SLTDA provisional estimates show that total arrivals for the final two months of 2025 exceeded 465,000, marking a modest improvement over the same period in 2024. Europe, Russia and India remain the dominant source markets, while long-stay travellers continue to account for a growing share of arrivals.

Yet tourism earnings for the period are estimated at US$ 760–800 million, only marginally higher than last year and well below pre-crisis seasonal benchmarks. Central Bank trend data indicates that this gap is largely driven by declining per-visitor spending rather than demand weakness.

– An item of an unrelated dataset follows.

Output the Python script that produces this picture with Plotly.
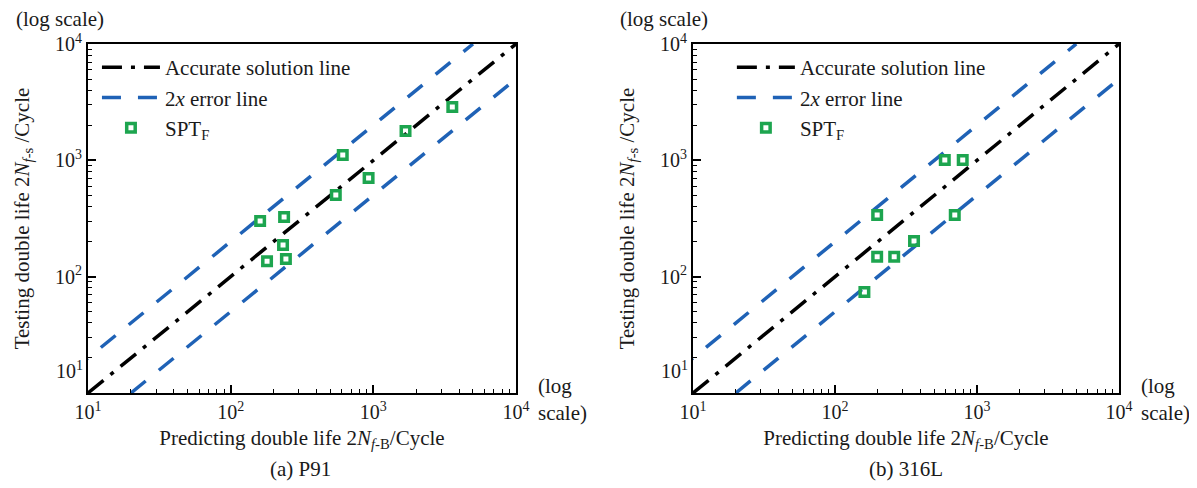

The average tourist now spends approximately US$ 148 per day, reflecting a shift toward backpackers, regional travellers and remote workers who prioritise affordability and lifestyle experiences. While this demographic supports occupancy and length of stay, it compresses margins for operators and limits tax and foreign exchange yields for the economy.

Geographically, spending patterns are shifting decisively. Colombo’s dominance as the primary tourism transaction hub has eroded, while leisure destinations particularly in the south are capturing a rising share of visitor expenditure. Ella has emerged as the second-largest tourism spending hub, while Ahangama and Weligama have recorded some of the fastest growth rates nationally.

This decentralisation has accelerated in the aftermath of the 2025 cyclone and floods, which disrupted parts of the southern coastline. Rather than deterring travellers long-term, the disaster prompted a reorientation toward sustainable and community-led tourism. Small operators leveraged social media, flexible pricing and experience-based packages to restore demand within weeks.

Economists argue that this trend presents both opportunity and risk. On one hand, the spread of tourism income beyond Colombo supports small businesses, rural employment and external stability. On the other, the continued erosion of spending power raises questions about the sector’s ability to finance infrastructure, debt servicing and climate adaptation.

To address this imbalance, industry stakeholders advocate a recalibration of promotion strategies. Instead of focusing primarily on arrival targets, Sri Lanka must reposition itself as a value-dense destination, promoting premium wellness tourism, curated nature trails and heritage-based experiences with higher pricing power.

With GDP growth forecast to ease in 2026, tourism remains a key buffer for the balance of payments. Whether it can deliver meaningful economic returns will depend not on how many visitors arrive but on how much value each visitor brings.